Before Recession hit the country in 2007, credit score seemed to be no more than a term exclusively used in the lending industry. However, now, credit scores and debt levels have become a major concern for millions of Americans, especially for the unemployed. A recent poll reveals that this recession is causing more worries and stress over individuals who have suffered job loss.

In a joint poll by New York Times and CBS, only 24 percent of Americans who are employed said the recession has caused them hardships and changed their lives drastically—way lower than the 49 percent of unemployed Americans who greatly felt the adverse impact of recession on their lives. Forty percent of unemployed individuals who took the poll said they have been out of work for at least six months.

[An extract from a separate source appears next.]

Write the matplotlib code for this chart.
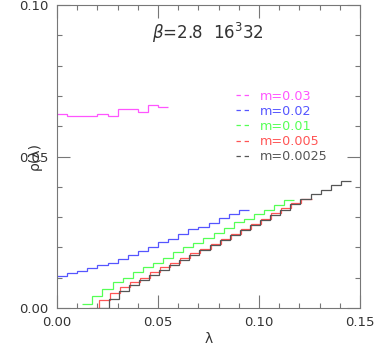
"""Spectral density rho(lambda) for several quark masses."""

import matplotlib
matplotlib.use('Agg')
from matplotlib import pyplot as plt
from matplotlib.lines import Line2D
from matplotlib.ticker import MultipleLocator, FormatStrFormatter
import numpy as np

bin_width = 0.005

labels = ['m=0.03', 'm=0.02', 'm=0.01', 'm=0.005', 'm=0.0025']
colors = ['#ff55ff', '#5555ff', '#55ff55', '#ff5555', '#555555']

# first bin edge of each histogram
starts = [0.0, 0.0, 0.0125, 0.016, 0.0205]

rho_m003 = [0.0640, 0.0634, 0.0634, 0.0634, 0.0640, 0.0634, 0.0656, 0.0656,
            0.0648, 0.0670, 0.0664]
rho_m002 = [0.0106, 0.0116, 0.0123, 0.0133, 0.0141, 0.0150, 0.0163, 0.0174,
            0.0189, 0.0200, 0.0217, 0.0227, 0.0243, 0.0260, 0.0268, 0.0280,
            0.0296, 0.0309, 0.0322]
rho_m001 = [0.0013, 0.0040, 0.0062, 0.0085, 0.0100, 0.0118, 0.0135, 0.0150,
            0.0165, 0.0186, 0.0200, 0.0216, 0.0232, 0.0248, 0.0265, 0.0283,
            0.0294, 0.0309, 0.0323, 0.0340, 0.0356]
rho_m0005 = [0.0000, 0.0026, 0.0050, 0.0068, 0.0085, 0.0100, 0.0118, 0.0135,
             0.0150, 0.0165, 0.0180, 0.0196, 0.0212, 0.0228, 0.0245, 0.0262,
             0.0278, 0.0295, 0.0312, 0.0330, 0.0346, 0.0361]
rho_m00025 = [0.0000, 0.0030, 0.0055, 0.0075, 0.0092, 0.0110, 0.0127, 0.0143,
              0.0160, 0.0175, 0.0192, 0.0208, 0.0225, 0.0242, 0.0258, 0.0275,
              0.0292, 0.0308, 0.0325, 0.0342, 0.0360, 0.0375, 0.0390, 0.0405,
              0.0420]

series = [rho_m003, rho_m002, rho_m001, rho_m0005, rho_m00025]

fig = plt.figure(figsize=(3.74, 3.46), dpi=100)
ax = fig.add_axes([57 / 374, 38 / 346, 303 / 374, 303 / 346])

for vals, start, col in zip(series, starts, colors):
    edges = start + bin_width * np.arange(len(vals) + 1)
    ax.stairs(vals, edges, color=col, lw=0.9, baseline=None)

ax.set_xlim(0, 0.15)
ax.set_ylim(0, 0.10)
ax.xaxis.set_major_locator(MultipleLocator(0.05))
ax.xaxis.set_minor_locator(MultipleLocator(0.01))
ax.yaxis.set_major_locator(MultipleLocator(0.05))
ax.yaxis.set_minor_locator(MultipleLocator(0.01))
ax.xaxis.set_major_formatter(FormatStrFormatter('%.2f'))
ax.yaxis.set_major_formatter(FormatStrFormatter('%.2f'))
ax.tick_params(which='both', direction='in', top=True, right=True,
               color='#777777', labelcolor='#333333', labelsize=9.5)
ax.tick_params(which='major', length=9.4, width=0.8, pad=6)
ax.tick_params(which='minor', length=3.4, width=0.8)
for sp in ax.spines.values():
    sp.set_color('#777777')
    sp.set_linewidth(0.8)

ax.set_xlabel('λ', fontsize=10, color='#333333')
ax.set_ylabel('ρ(λ)', fontsize=10, color='#333333')
ax.xaxis.set_label_coords(0.5, -0.078)
ax.yaxis.set_label_coords(-0.05, 0.5)

ax.text(0.498, 0.9076, r'$\beta$=2.8  16$^3$32', transform=ax.transAxes,
        ha='center', va='center', fontsize=12, color='#333333')

handles = [Line2D([], [], color=c, lw=0.9, dashes=(3.5, 3.0)) for c in colors]
ax.legend(handles, labels, loc='upper left', bbox_to_anchor=(0.592, 0.72),
          frameon=False, fontsize=9.2, labelcolor=colors, handlelength=1.1,
          handletextpad=0.7, labelspacing=0.16, borderpad=0, borderaxespad=0)

fig.savefig('out.png', dpi=100)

This survey also revealed that a sweeping majority of employed consumers is cutting back on their spending; 41 percent said they are spending less on luxuries, 10 percent on necessities, while 28 percent have reduced their spending on both. On the other hand, 54 percent of unemployed Americans said they have cut back on both luxuries and necessities.

To prepare for the unpredictable year ahead, an independent survey from Edward Jones financial services firm found out that 33 percent, or about one third, of consumers plan to make savings as their top priority in 2010. Thirty percent said paying down debts is their major plan this year. Analysts said that this survey confirms how huge an impact the recession has made on the lives of many. Financial resolutions easily replaced perennial resolutions like losing weight and exercising more, they note.

As far as analysts can see it, unemployment rate is likely to remain above 10 percent this year. However, job losses has not kept Americans from remaining hopeful as they continue to find ways to reduce debts and get them into better financial position in the coming months.

Another separate survey, done by the National Foundation for Credit Counseling, shows credit score improvement is the second-most popular New Year’s financial resolution for 2010.
Specialists explained that this effort to improve credit ratings is part of the consumers’ plan to save more. Consumers can get loans with lower interest rates and insurance with cheaper premiums if they add more points to their credit ratings.

They also note that consumers who have recently suffered foreclosure and are now moving in to new apartments work hard for their credit score so they can rent for less. As far as potential homeowners are concerned, they need to have a credit score of at least 620 before their loans are secured by the federal loan buyer Fannie Mae.